What lingers is not just the math. It is the mood. There is a particular silence that falls over a defense when Jokic catches at the foul line and does not look hurried. You can almost hear five players realizing that the trap worked exactly the way Denver hoped it would. The league has spent years trying to force him into hard reads. Instead, he has turned the short roll into his office, Murray into his favorite accomplice, and the middle of the floor into a confession booth. If everybody in the arena knows the pass is coming, and the pass still arrives clean, what exactly are defenses supposed to believe in now?
Also Read: Rebounding King 2026: Nikola Jokic Takes the Crown from Domantas Sabonis
FAQs
Q1. Why is Nikola Jokic so dangerous in the short roll?
A1. He catches in the middle with time and vision. Once help shows, he knows exactly which defender already lost.
Q2. What makes the Jokic and Jamal Murray two man game so hard to stop?
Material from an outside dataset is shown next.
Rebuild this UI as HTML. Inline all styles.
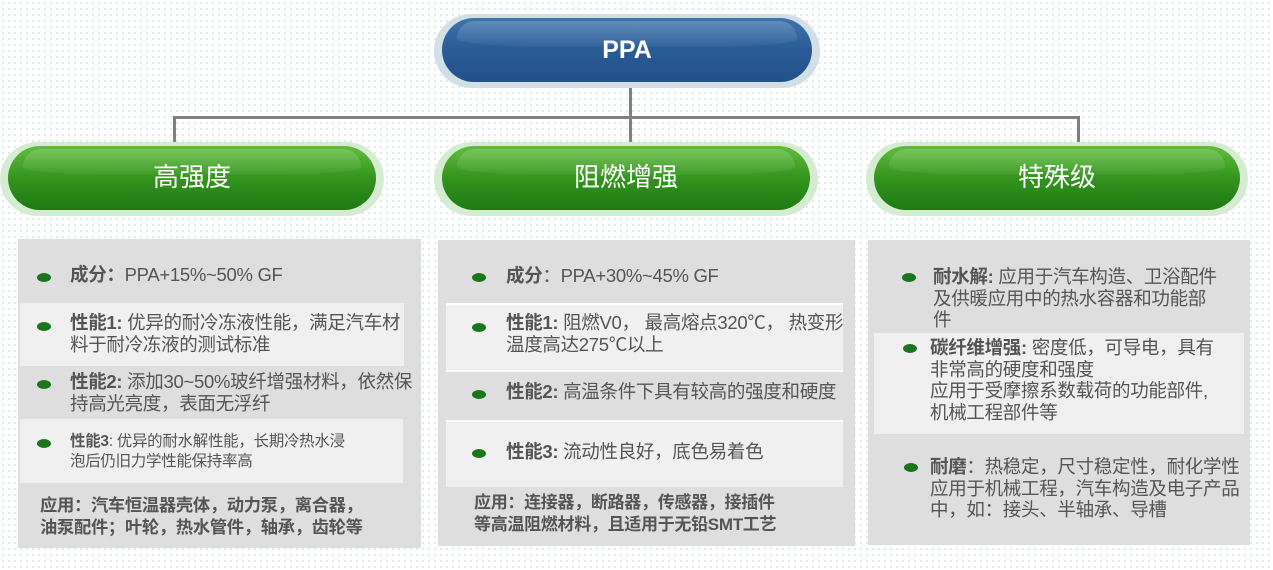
<!DOCTYPE html>
<html><head><meta charset="utf-8"><style>
body{margin:0;width:1273px;height:570px;position:relative;overflow:hidden;background:#fff;
background-image:radial-gradient(#cfe6e6 0.8px,transparent 1px);background-size:6px 6px;
font-family:"Liberation Sans","Noto Sans CJK SC",sans-serif;color:#555}
.halo{position:absolute;border-radius:40px}
.pill{position:absolute;border-radius:34px;color:#fff;text-align:center;overflow:hidden}
.pill:after{content:"";position:absolute;left:4%;right:4%;top:3px;height:40%;border-radius:30px 30px 50% 50%/30px 30px 14px 14px;background:linear-gradient(rgba(255,255,255,.18),rgba(255,255,255,.03))}
.box{position:absolute;background:#dedede}
.band{position:absolute;background:#f0f0f0}
.dot{position:absolute;width:14px;height:9px;border-radius:50%;background:#1a761a}
.t{position:absolute;font-size:18.5px;line-height:21.5px;white-space:nowrap;color:#555;letter-spacing:-0.3px}
b{color:#555}
.ln{position:absolute;background:#808080}
</style></head><body>
<div class="ln" style="left:629px;top:82px;width:3px;height:64px"></div>
<div class="ln" style="left:173px;top:116px;width:907px;height:3px"></div>
<div class="ln" style="left:173px;top:116px;width:3px;height:30px"></div>
<div class="ln" style="left:1077px;top:116px;width:3px;height:30px"></div>

<div class="halo" style="left:434px;top:14px;width:386px;height:74px;background:#d3dfe7"></div>
<div class="pill" style="left:442px;top:18px;width:370px;height:64px;background:linear-gradient(#3f74ad,#2a5b95 50%,#22518a);font:bold 25px/64px 'Liberation Sans',sans-serif">PPA</div>

<div class="halo" style="left:0;top:142px;width:384px;height:74px;background:#d6ecd2"></div>
<div class="pill" style="left:8px;top:146px;width:368px;height:64px;background:linear-gradient(#5fbd3d,#35941f 50%,#1c7a12);font-size:26px;line-height:62px">高强度</div>
<div class="halo" style="left:434px;top:142px;width:384px;height:74px;background:#d6ecd2"></div>
<div class="pill" style="left:442px;top:146px;width:368px;height:64px;background:linear-gradient(#5fbd3d,#35941f 50%,#1c7a12);font-size:26px;line-height:62px">阻燃增强</div>
<div class="halo" style="left:866px;top:142px;width:382px;height:74px;background:#d6ecd2"></div>
<div class="pill" style="left:874px;top:146px;width:366px;height:64px;background:linear-gradient(#5fbd3d,#35941f 50%,#1c7a12);font-size:26px;line-height:62px">特殊级</div>

<div class="box" style="left:18px;top:239px;width:403px;height:309px"></div>
<div class="band" style="left:20px;top:303px;width:384px;height:63px"></div>
<div class="band" style="left:20px;top:419px;width:383px;height:64px"></div>
<div class="dot" style="left:37px;top:273px"></div>
<div class="dot" style="left:37px;top:322px"></div>
<div class="dot" style="left:37px;top:380px"></div>
<div class="dot" style="left:37px;top:439px"></div>
<div class="t" style="left:70px;top:264px"><b>成分：</b>PPA+15%~50% GF</div>
<div class="t" style="left:70px;top:312px"><b>性能1:</b> 优异的耐冷冻液性能，满足汽车材<br>料于耐冷冻液的测试标准</div>
<div class="t" style="left:70px;top:371px"><b>性能2:</b> 添加30~50%玻纤增强材料，依然保<br>持高光亮度，表面无浮纤</div>
<div class="t" style="left:70px;top:432px;font-size:15.5px;line-height:20px"><b>性能3</b>: 优异的耐水解性能，长期冷热水浸<br>泡后仍旧力学性能保持率高</div>
<div class="t" style="left:40px;top:495px;font-weight:bold;font-size:17.3px">应用：汽车恒温器壳体，动力泵，离合器，<br>油泵配件；叶轮，热水管件，轴承，齿轮等</div>

<div class="box" style="left:438px;top:240px;width:417px;height:306px"></div>
<div class="band" style="left:446px;top:303px;width:397px;height:65px;border-top:2px solid #fff;border-bottom:2px solid #fff"></div>
<div class="band" style="left:446px;top:420px;width:397px;height:65px;border-top:2px solid #fff"></div>
<div class="dot" style="left:472px;top:273px"></div>
<div class="dot" style="left:472px;top:323px"></div>
<div class="dot" style="left:472px;top:390px"></div>
<div class="dot" style="left:472px;top:449px"></div>
<div class="t" style="left:506px;top:265px"><b>成分</b>：PPA+30%~45% GF</div>
<div class="t" style="left:506px;top:312px"><b>性能1:</b> 阻燃V0， 最高熔点320℃， 热变形<br>温度高达275℃以上</div>
<div class="t" style="left:506px;top:381px"><b>性能2:</b> 高温条件下具有较高的强度和硬度</div>
<div class="t" style="left:506px;top:441px"><b>性能3:</b> 流动性良好，底色易着色</div>
<div class="t" style="left:474px;top:492px;font-weight:bold;font-size:17px">应用：连接器，断路器，传感器，接插件<br>等高温阻燃材料，且适用于无铅SMT工艺</div>

<div class="box" style="left:868px;top:240px;width:382px;height:305px"></div>
<div class="band" style="left:874px;top:333px;width:370px;height:101px"></div>
<div class="dot" style="left:902px;top:273px"></div>
<div class="dot" style="left:903px;top:344px"></div>
<div class="dot" style="left:904px;top:463px"></div>
<div class="t" style="left:933px;top:266px"><b>耐水解:</b> 应用于汽车构造、卫浴配件<br>及供暖应用中的热水容器和功能部<br>件</div>
<div class="t" style="left:930px;top:337px"><b>碳纤维增强:</b> 密度低，可导电，具有<br>非常高的硬度和强度<br>应用于受摩擦系数载荷的功能部件,<br>机械工程部件等</div>
<div class="t" style="left:930px;top:456px"><b>耐磨</b>：热稳定，尺寸稳定性，耐化学性<br>应用于机械工程，汽车构造及电子产品<br>中，如：接头、半轴承、导槽</div>
</body></html>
A2. Murray forces the first mistake. Jokic punishes the second one before the defense can recover.
Q3. How does Aaron Gordon help this action work?
A3. Gordon lives near the rim and pulls weak side help toward him. That opens dunks, dump offs, and corner kick outs.
Q4. Did Denver’s offense really lead the NBA this season?
A4. Yes. The Nuggets finished first in offensive rating at 121.2 points per 100 possessions.
Q5. What happened in Game 1 against Minnesota?
A5. Denver beat the Timberwolves 116 to 105. Jokic opened the series with 25 points, 13 rebounds, and 11 assists.